++++ Dataset excerpt

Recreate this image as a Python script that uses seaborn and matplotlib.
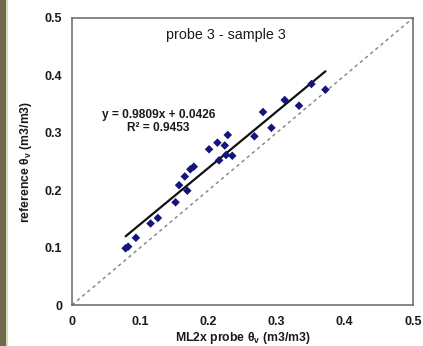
import matplotlib
matplotlib.use("Agg")
import matplotlib.pyplot as plt
import matplotlib.patches as mpatches
import numpy as np
import pandas as pd
import seaborn as sns

# ML2x probe readings vs reference volumetric water content (m3/m3)
probe_theta = [0.0786, 0.0824, 0.0937, 0.1152, 0.1259, 0.1518, 0.1570, 0.1654,
               0.1691, 0.1735, 0.1786, 0.2010, 0.2132, 0.2157, 0.2240, 0.2259,
               0.2284, 0.2350, 0.2675, 0.2801, 0.2924, 0.3119, 0.3328, 0.3511,
               0.3716]
reference_theta = [0.0988, 0.1016, 0.1171, 0.1420, 0.1516, 0.1789, 0.2087, 0.2239,
                   0.1991, 0.2364, 0.2410, 0.2713, 0.2828, 0.2521, 0.2779, 0.2613,
                   0.2962, 0.2600, 0.2939, 0.3362, 0.3087, 0.3571, 0.3472, 0.3850,
                   0.3751]

# linear trendline as reported on the chart
fit_slope = 0.9809
fit_intercept = 0.0426
fit_r2 = 0.9453

title_text = "probe 3 - sample 3"
axis_ticks = [0, 0.1, 0.2, 0.3, 0.4, 0.5]
tick_labels = ["0", "0.1", "0.2", "0.3", "0.4", "0.5"]

sns.set_theme(style="white")
plt.rcParams["font.family"] = ["Liberation Sans", "DejaVu Sans"]
plt.rcParams["mathtext.fontset"] = "custom"
plt.rcParams["mathtext.rm"] = "Liberation Sans"
plt.rcParams["mathtext.it"] = "Liberation Sans"
plt.rcParams["mathtext.bf"] = "Liberation Sans:bold"

fig = plt.figure(figsize=(4.23, 3.46), dpi=100)
fig.patch.set_facecolor("white")
ax = fig.add_axes([72 / 423, 1 - 305 / 346, (413 - 72) / 423, (305 - 18) / 346])

# decorative frame strip on the left edge
fig.patches.append(mpatches.Rectangle((0, 0), 6 / 423, 1, transform=fig.transFigure,
                                      facecolor="#6f6a4e", edgecolor="none", zorder=0))
fig.patches.append(mpatches.Rectangle((6 / 423, 0), 1.6 / 423, 1, transform=fig.transFigure,
                                      facecolor="#cfe2b2", edgecolor="none", zorder=0))

df = pd.DataFrame({"probe": probe_theta, "reference": reference_theta})

# 1:1 line
one_to_one = pd.DataFrame({"x": [0, 0.5], "y": [0, 0.5]})
sns.lineplot(data=one_to_one, x="x", y="y", ax=ax, color="#8a8a8a",
             linewidth=1.1, linestyle=(0, (2.2, 2.2)), zorder=1)

# trendline over the measured range
x_fit = np.array([min(probe_theta), max(probe_theta)])
fit_df = pd.DataFrame({"x": x_fit, "y": fit_slope * x_fit + fit_intercept})
sns.lineplot(data=fit_df, x="x", y="y", ax=ax, color="#111111", linewidth=1.6, zorder=2)

sns.scatterplot(data=df, x="probe", y="reference", ax=ax, marker="D", s=19,
                color="#14147e", edgecolor="none", zorder=3)

ax.set_xlim(0, 0.5)
ax.set_ylim(0, 0.5)
ax.set_xticks(axis_ticks)
ax.set_yticks(axis_ticks)
ax.set_xticklabels(tick_labels)
ax.set_yticklabels(tick_labels)
ax.tick_params(axis="both", direction="in", length=3.5, width=1.0, color="#666666",
               labelsize=9, labelcolor="#1a1a1a")
ax.tick_params(axis="x", pad=8)
ax.tick_params(axis="y", pad=7)
for lab in ax.get_xticklabels() + ax.get_yticklabels():
    lab.set_fontweight("bold")

for sp in ax.spines.values():
    sp.set_visible(True)
    sp.set_color("#666666")
    sp.set_linewidth(1.1)

ax.set_xlabel(r"ML2x probe θ$_\mathregular{v}$ (m3/m3)", fontsize=8.8, fontweight="bold",
              color="#1a1a1a", labelpad=1)
ax.set_ylabel(r"reference θ$_\mathregular{v}$ (m3/m3)", fontsize=8.8, fontweight="bold",
              color="#1a1a1a", labelpad=8)

ax.text(0.225, 0.470, title_text, fontsize=10.3, ha="center", va="center", color="#1a1a1a")
ax.text(0.127, 0.331, f"y = {fit_slope:.4f}x + {fit_intercept:.4f}", fontsize=8.6,
        ha="center", va="center", color="#1a1a1a", fontweight="bold")
ax.text(0.127, 0.308, f"R² = {fit_r2:.4f}", fontsize=8.6,
        ha="center", va="center", color="#1a1a1a", fontweight="bold")

fig.savefig("out.png", dpi=100, facecolor="white")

++++++++

▸ **Your goal**: Quote the material exactly. Pictures stay out.

▸ **Exercise answer**:
Recreate this image as a Python script that uses seaborn and matplotlib.
import matplotlib
matplotlib.use("Agg")
import matplotlib.pyplot as plt
import matplotlib.patches as mpatches
import numpy as np
import pandas as pd
import seaborn as sns

# ML2x probe readings vs reference volumetric water content (m3/m3)
probe_theta = [0.0786, 0.0824, 0.0937, 0.1152, 0.1259, 0.1518, 0.1570, 0.1654,
               0.1691, 0.1735, 0.1786, 0.2010, 0.2132, 0.2157, 0.2240, 0.2259,
               0.2284, 0.2350, 0.2675, 0.2801, 0.2924, 0.3119, 0.3328, 0.3511,
               0.3716]
reference_theta = [0.0988, 0.1016, 0.1171, 0.1420, 0.1516, 0.1789, 0.2087, 0.2239,
                   0.1991, 0.2364, 0.2410, 0.2713, 0.2828, 0.2521, 0.2779, 0.2613,
                   0.2962, 0.2600, 0.2939, 0.3362, 0.3087, 0.3571, 0.3472, 0.3850,
                   0.3751]

# linear trendline as reported on the chart
fit_slope = 0.9809
fit_intercept = 0.0426
fit_r2 = 0.9453

title_text = "probe 3 - sample 3"
axis_ticks = [0, 0.1, 0.2, 0.3, 0.4, 0.5]
tick_labels = ["0", "0.1", "0.2", "0.3", "0.4", "0.5"]

sns.set_theme(style="white")
plt.rcParams["font.family"] = ["Liberation Sans", "DejaVu Sans"]
plt.rcParams["mathtext.fontset"] = "custom"
plt.rcParams["mathtext.rm"] = "Liberation Sans"
plt.rcParams["mathtext.it"] = "Liberation Sans"
plt.rcParams["mathtext.bf"] = "Liberation Sans:bold"

fig = plt.figure(figsize=(4.23, 3.46), dpi=100)
fig.patch.set_facecolor("white")
ax = fig.add_axes([72 / 423, 1 - 305 / 346, (413 - 72) / 423, (305 - 18) / 346])

# decorative frame strip on the left edge
fig.patches.append(mpatches.Rectangle((0, 0), 6 / 423, 1, transform=fig.transFigure,
                                      facecolor="#6f6a4e", edgecolor="none", zorder=0))
fig.patches.append(mpatches.Rectangle((6 / 423, 0), 1.6 / 423, 1, transform=fig.transFigure,
                                      facecolor="#cfe2b2", edgecolor="none", zorder=0))

df = pd.DataFrame({"probe": probe_theta, "reference": reference_theta})

# 1:1 line
one_to_one = pd.DataFrame({"x": [0, 0.5], "y": [0, 0.5]})
sns.lineplot(data=one_to_one, x="x", y="y", ax=ax, color="#8a8a8a",
             linewidth=1.1, linestyle=(0, (2.2, 2.2)), zorder=1)

# trendline over the measured range
x_fit = np.array([min(probe_theta), max(probe_theta)])
fit_df = pd.DataFrame({"x": x_fit, "y": fit_slope * x_fit + fit_intercept})
sns.lineplot(data=fit_df, x="x", y="y", ax=ax, color="#111111", linewidth=1.6, zorder=2)

sns.scatterplot(data=df, x="probe", y="reference", ax=ax, marker="D", s=19,
                color="#14147e", edgecolor="none", zorder=3)

ax.set_xlim(0, 0.5)
ax.set_ylim(0, 0.5)
ax.set_xticks(axis_ticks)
ax.set_yticks(axis_ticks)
ax.set_xticklabels(tick_labels)
ax.set_yticklabels(tick_labels)
ax.tick_params(axis="both", direction="in", length=3.5, width=1.0, color="#666666",
               labelsize=9, labelcolor="#1a1a1a")
ax.tick_params(axis="x", pad=8)
ax.tick_params(axis="y", pad=7)
for lab in ax.get_xticklabels() + ax.get_yticklabels():
    lab.set_fontweight("bold")

for sp in ax.spines.values():
    sp.set_visible(True)
    sp.set_color("#666666")
    sp.set_linewidth(1.1)

ax.set_xlabel(r"ML2x probe θ$_\mathregular{v}$ (m3/m3)", fontsize=8.8, fontweight="bold",
              color="#1a1a1a", labelpad=1)
ax.set_ylabel(r"reference θ$_\mathregular{v}$ (m3/m3)", fontsize=8.8, fontweight="bold",
              color="#1a1a1a", labelpad=8)

ax.text(0.225, 0.470, title_text, fontsize=10.3, ha="center", va="center", color="#1a1a1a")
ax.text(0.127, 0.331, f"y = {fit_slope:.4f}x + {fit_intercept:.4f}", fontsize=8.6,
        ha="center", va="center", color="#1a1a1a", fontweight="bold")
ax.text(0.127, 0.308, f"R² = {fit_r2:.4f}", fontsize=8.6,
        ha="center", va="center", color="#1a1a1a", fontweight="bold")

fig.savefig("out.png", dpi=100, facecolor="white")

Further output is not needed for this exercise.